Terhadap upaya mempengaruhi Sabha Pandita, seakan-akan Sabha Walaka menyalahi AD-ART karena melibatkan narasumber dalam proses Pasamuhan, Putu Wirata merujuk pada kelaziman lembaga-lembaga Negara dalam mengambil keputusan. DPR RI, DPD RI, DPRD di Provinsi sereta Kabupaten/kota maupun Pemerintah, selalu punya Tim Ahli, sebagai Penasihat.
Tim Ahli masih bisa mengundang narasumber lebih ahli lagi untuk memberikan pertimbangan untuk masalah-masalah tertentu. Begitu pula Sabha Walaka dan Sabha Pandita, tidak salah kalau mengundang narasumber ahli yang menguasai bidang tertentu.

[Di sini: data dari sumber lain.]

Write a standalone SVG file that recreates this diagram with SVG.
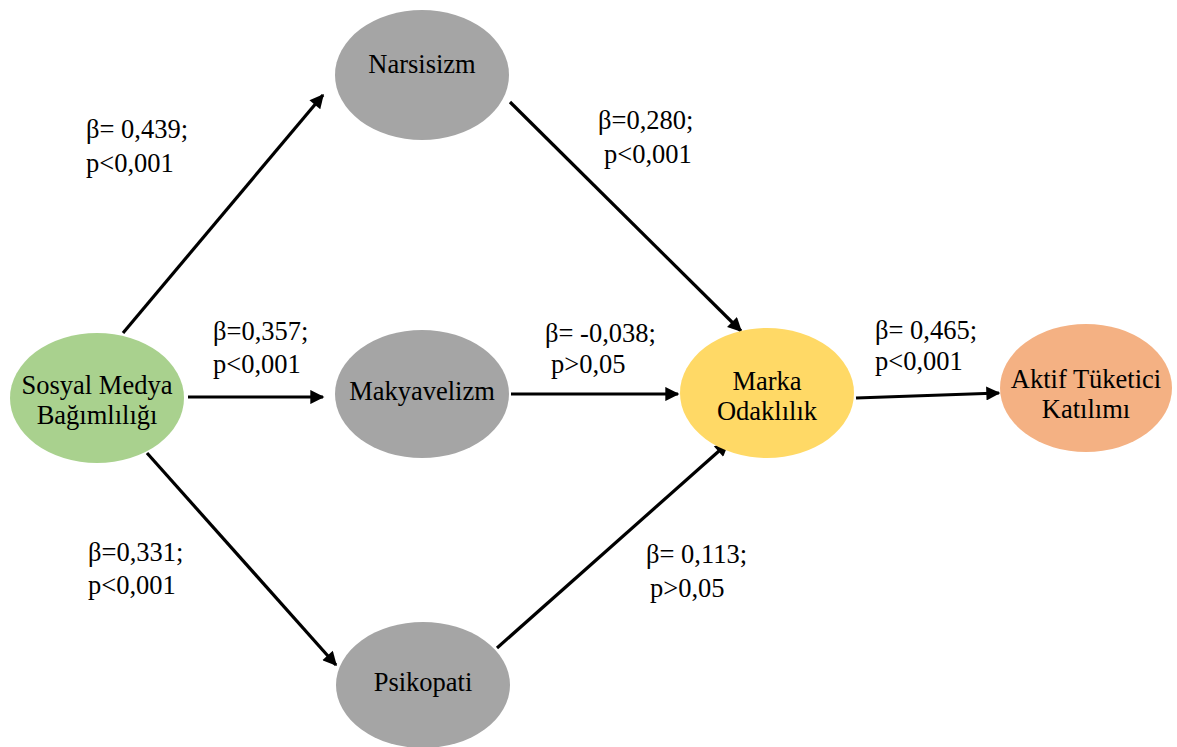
<svg xmlns="http://www.w3.org/2000/svg" width="1177" height="747" viewBox="0 0 1177 747" font-family="'Liberation Serif', 'Times New Roman', serif" font-size="26.5">
<defs>
<marker id="ah" viewBox="0 0 10 10" refX="9" refY="5" markerWidth="5" markerHeight="4.4" markerUnits="strokeWidth" orient="auto">
<path d="M0,0 L10,5 L0,10 Z" fill="#000"/>
</marker>
</defs>
<style>
.c{text-anchor:middle}
.gray{fill:#A5A5A5}
line{stroke:#000;stroke-width:3.2;marker-end:url(#ah)}
</style>
<rect width="1177" height="747" fill="#fff"/>
<g id="connectors">
<line x1="123" y1="333" x2="323" y2="95"/>
<line x1="188" y1="397" x2="323" y2="397"/>
<line x1="147" y1="453" x2="336" y2="665"/>
<line x1="510" y1="102" x2="741" y2="331"/>
<line x1="511" y1="394" x2="678" y2="394"/>
<line x1="497" y1="648" x2="728" y2="443"/>
<line x1="856" y1="398" x2="999" y2="393"/>
</g>
<g id="labels" fill="#000">
<text x="86" y="138">β= 0,439;</text><text x="86" y="172">p&lt;0,001</text>
<text x="213" y="340">β=0,357;</text><text x="213" y="373">p&lt;0,001</text>
<text x="88" y="561">β=0,331;</text><text x="88" y="594">p&lt;0,001</text>
<text x="598" y="129">β=0,280;</text><text x="604" y="163">p&lt;0,001</text>
<text x="545" y="342">β= -0,038;</text><text x="551" y="373">p&gt;0,05</text>
<text x="875" y="339">β= 0,465;</text><text x="875" y="370">p&lt;0,001</text>
<text x="646" y="563">β= 0,113;</text><text x="650" y="597">p&gt;0,05</text>
</g>
<g id="node-sosyal">
<ellipse cx="97" cy="398" rx="87" ry="65" fill="#A9D18E"/>
<text class="c" x="97" y="394">Sosyal Medya</text>
<text class="c" x="97" y="424">Bağımlılığı</text>
</g>
<g id="node-narsisizm">
<ellipse class="gray" cx="422" cy="75" rx="87" ry="65"/>
<text class="c" x="422" y="73">Narsisizm</text>
</g>
<g id="node-makyavelizm">
<ellipse class="gray" cx="422" cy="394" rx="87" ry="64"/>
<text class="c" x="422" y="400">Makyavelizm</text>
</g>
<g id="node-psikopati">
<ellipse class="gray" cx="423" cy="685" rx="87" ry="63"/>
<text class="c" x="423" y="691">Psikopati</text>
</g>
<g id="node-marka">
<ellipse cx="767" cy="393" rx="87" ry="65" fill="#FFD966"/>
<text class="c" x="767" y="390">Marka</text>
<text class="c" x="767" y="420">Odaklılık</text>
</g>
<g id="node-aktif">
<ellipse cx="1086" cy="388" rx="86" ry="64" fill="#F4B183"/>
<text class="c" x="1086" y="388">Aktif Tüketici</text>
<text class="c" x="1086" y="418">Katılımı</text>
</g>
</svg>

Lagi pula, imbuh Putu Wirata,‘’Kalau dirujuk di Anggaran Dasar Parisada, ada pasal 14 yang bisa jadi rujukan dalam pengambilan keputusan,’’ katanya, sambal menyebut isi pasal yang berbunyi:
Dalam melaksanakan wewenangnya, Sabha Pandita senantiasa menggunakan Agama Pramana, Anumana Pramana dan Pratyaksa Pramana serta berpegang teguh kepada sumber hukum Hindu, yaitu:
a. Sruti (Veda);
b. Smerti (Dharmasastra);
c. Sila (suri tauladan orang suci);
d. Acara (tradisi yang baik);
e. Atmanastusti (kesepahaman dan keheningan hati).
‘’Narasumber yang menguasai bidang tertentu yang sangat dibutuhkan oleh Parisada sebelum mengambil Keputusan, apakah bukannya justru dianjurkan dan diwajibkan dalam pasal 14 Anggaran Dasar?’’ lanjut Putu Wirata.

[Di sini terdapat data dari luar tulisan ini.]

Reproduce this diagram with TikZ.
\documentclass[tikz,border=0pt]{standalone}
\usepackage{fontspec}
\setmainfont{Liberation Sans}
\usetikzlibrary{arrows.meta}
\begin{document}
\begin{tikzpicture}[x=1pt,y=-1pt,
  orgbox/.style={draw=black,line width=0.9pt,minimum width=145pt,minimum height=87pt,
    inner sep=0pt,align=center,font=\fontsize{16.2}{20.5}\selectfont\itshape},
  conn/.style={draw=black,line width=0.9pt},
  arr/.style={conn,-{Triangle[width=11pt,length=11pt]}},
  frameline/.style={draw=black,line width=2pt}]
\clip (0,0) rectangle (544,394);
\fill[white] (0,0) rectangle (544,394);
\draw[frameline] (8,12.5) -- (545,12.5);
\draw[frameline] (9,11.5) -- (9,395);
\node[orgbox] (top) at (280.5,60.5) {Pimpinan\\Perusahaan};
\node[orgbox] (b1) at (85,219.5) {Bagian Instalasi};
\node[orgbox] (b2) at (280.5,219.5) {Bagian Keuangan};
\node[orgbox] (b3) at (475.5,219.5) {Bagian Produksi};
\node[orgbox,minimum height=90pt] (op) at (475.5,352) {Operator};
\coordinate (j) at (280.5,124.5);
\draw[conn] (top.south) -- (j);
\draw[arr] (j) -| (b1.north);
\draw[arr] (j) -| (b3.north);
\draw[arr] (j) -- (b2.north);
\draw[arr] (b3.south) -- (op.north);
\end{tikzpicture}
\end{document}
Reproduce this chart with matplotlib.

Beberapa tokoh masyarakat dan spiritual umat Hindu mengharapkan, Pasamuhan Sabha Panddita berlangung dengan baik, sesuai dengan mekanisme dan tradisi bersidang para wiku. Dharma Adhyaksa diharapkan memimpin sidang dengan baik, jangan sampai ada Anggota Sabha Pandita memonopoli waktu untuk bicara, karena hasilnya dipastikan tidak baik kalau tidak ada keadilan berbagi waktu untuk memberikan masukan.
Hal itu dinyatakan Wayan Pasek Sukayasa, SH, Ketua Parisada Badung, Made Suryawan dari Forum Studi Majapahit, Agung Suryawan Wiranatha dari Parasparos, Prof. Dr. Ketut Rahyuda yang akademisi UNUD, Gusti Kade Sutawa selaku Ketua Suka Duka Pekerja Hindu.
‘’Kali ini, Pasamuhan Sabha Pandita jangan lagi gagal mengambil Keputusan, karena apa yang diberikan kalangan cendekiawan serta dikerjakan Sabha Walaka, sudah sangat memadai. Kami yang mengamati dari luar, yakin apa yang dikerjakan Sabha Walaka sudah sangat memadai untuk membuat Keputusan Sabha Pandita. Teluk Benoa itu Kawasan Suci, berdasarkan Bhisama Parisada, norma dan filosofi Hindu seperti Sad Kertih, norma hukum seperti dalam Perda Tata Ruang Prov. Bali dan Kabupaten Badung, maupun di Perpres 45/2011,’’ sambungnya.